The Hidden Cost: Every hour spent working around technical debt is an hour not spent on value-creating work. But this cost is invisible on project timelines and budget sheets.

5. The Morale Drain

What Engineers Feel When Drowning in Technical Debt:

"My job isn't engineering anymore - it's archeology and crisis management."

"I'm embarrassed to show our infrastructure to peers. We're not doing good work."

"Management doesn't care about technical excellence. They only care about shipping features."

"I'm being set up to fail. When this house of cards collapses, I'll be blamed."

"Why bother doing things right? It'll just get cut for time anyway."

The Result: Your best engineers leave. The ones who stay become cynical. Your ability to attract talent decreases. Technical debt creates a cultural problem that compounds organizational dysfunction.

What Engineers Wish Managers Understood

I've been the engineer frustrated by management's dismissal of technical debt. Now I'm the manager trying to balance debt with delivery. Here's what I wish I could communicate to every manager:

"It's Not About Perfectionism"

What Engineers Say: "We need to refactor this network segment."

What Managers Hear: "Engineers want to waste time making things perfect when they work fine now."

What Engineers Mean: "This infrastructure is fragile, risky, and slowing us down. Fixing it now prevents future crises and accelerates future work."

The Disconnect: Managers often conflate "technical debt paydown" with "gold-plating" or "over-engineering." They're not the same. Engineers usually aren't asking for perfection - they're asking to reach a sustainable baseline.

"We're Not Crying Wolf"

What Engineers Say: "This is getting critical. We need to address this soon."

What Happens: Nothing. Another quarter passes. Engineers escalate again. Still nothing.

What Engineers Learn: "My technical concerns don't matter. Management only cares when things are on fire."

The Result: Engineers stop raising concerns early. They wait until crisis forces action. Your early warning system breaks down because engineers learn that warnings are ignored anyway.

What Managers Miss: The engineers who are raising concerns are often your most experienced, most conscientious people. They're trying to prevent problems before they explode. Ignoring them doesn't make technical debt go away - it just ensures you'll deal with it during a crisis instead of proactively.

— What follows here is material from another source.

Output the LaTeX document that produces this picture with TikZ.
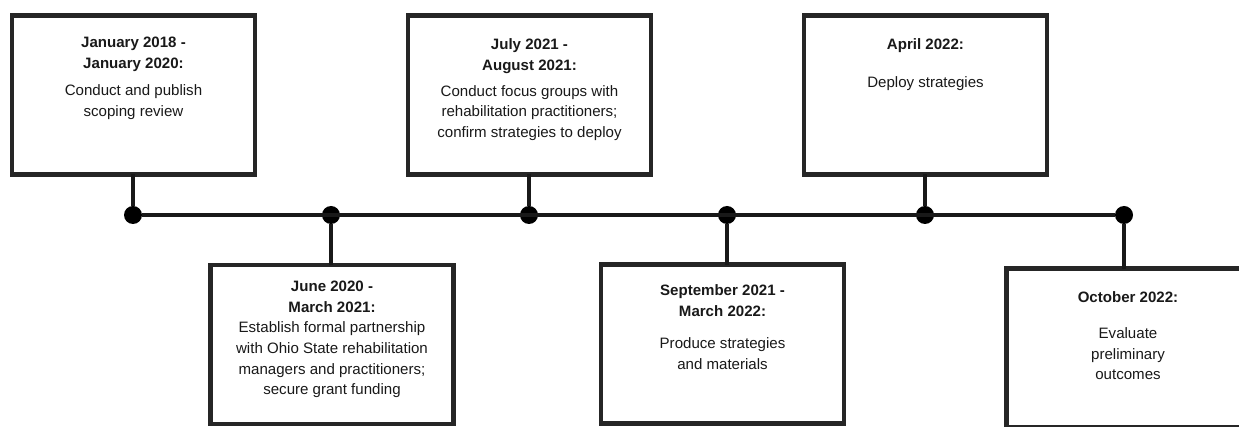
\documentclass[tikz,border=0pt]{standalone}
\usepackage{fontspec}
\setmainfont{Liberation Sans}
\usetikzlibrary{positioning}
\tikzset{
  box/.style  = {draw=black!85, line width=3.4pt, fill=white, outer sep=0pt,
                 minimum width=182pt, minimum height=119pt},
  wire/.style = {line width=3pt, black!90},
  dot/.style  = {circle, fill=black, inner sep=0pt, minimum size=13.5pt},
  txt/.style  = {align=center, inner sep=0pt, text=black!90,
                 font=\fontsize{11.3}{15.5}\selectfont},
}
\begin{document}
\begin{tikzpicture}[x=0.75pt,y=-0.75pt]
  \clip (0,0) rectangle (1239,427);
  % boxes
  \foreach \n/\bx/\by/\top/\gap/\head/\body in {
      1/133.5/95/16pt/5pt/{\textbf{January 2018 -}\\\textbf{January 2020:}}/{Conduct and publish\\scoping review},
      2/332/344.5/11.7pt/0pt/{\textbf{June 2020 -}\\\textbf{March 2021:}}/{Establish formal partnership\\with Ohio State rehabilitation\\managers and practitioners;\\secure grant funding},
      3/529.5/95/17.2pt/3.8pt/{\textbf{July 2021 -}\\\textbf{August 2021:}}/{Conduct focus groups with\\rehabilitation practitioners;\\confirm strategies to deploy},
      4/722.5/344/15pt/8.5pt/{\textbf{September 2021 -}\\\textbf{March 2022:}}/{Produce strategies\\and materials},
      5/925.5/95/17.2pt/12.5pt/{\textbf{April 2022:}}/{Deploy strategies},
      6/1128/348/17.3pt/11.3pt/{\textbf{October 2022:}}/{Evaluate\\preliminary\\outcomes}}
  {
    \node[box] (b\n) at (\bx,\by) {};
    \node[txt, below=\top] at (b\n.north) {\head\\[\gap]\body};
  }
  % timeline
  \foreach \n/\x in {1/133,2/331,3/529,4/727,5/925,6/1124}
    \node[dot] (d\n) at (\x,215) {};
  \draw[wire] (d1) -- (d6);
  \foreach \n/\an in {1/south,2/north,3/south,4/north,5/south,6/north}
    \draw[wire] (d\n) -- (d\n |- b\n.\an);
\end{tikzpicture}
\end{document}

"The Temporary Fix Is Never Temporary"

What Engineers Say: "If we do this temporary workaround, we need to schedule time to fix it properly."

What Managers Say: "Okay, we'll come back to it."

What Actually Happens: You never come back to it. The temporary fix becomes permanent. Every temporary fix becomes permanent.

What Engineers Learn: "There's no point planning to do things right. Management will always choose fast over right."

The Compounding: Engineers stop suggesting proper solutions. They implement workarounds because that's what always gets approved anyway. Technical debt accumulates faster because preventative maintenance never happens.

"You Can't See the Problem Until It's Too Late"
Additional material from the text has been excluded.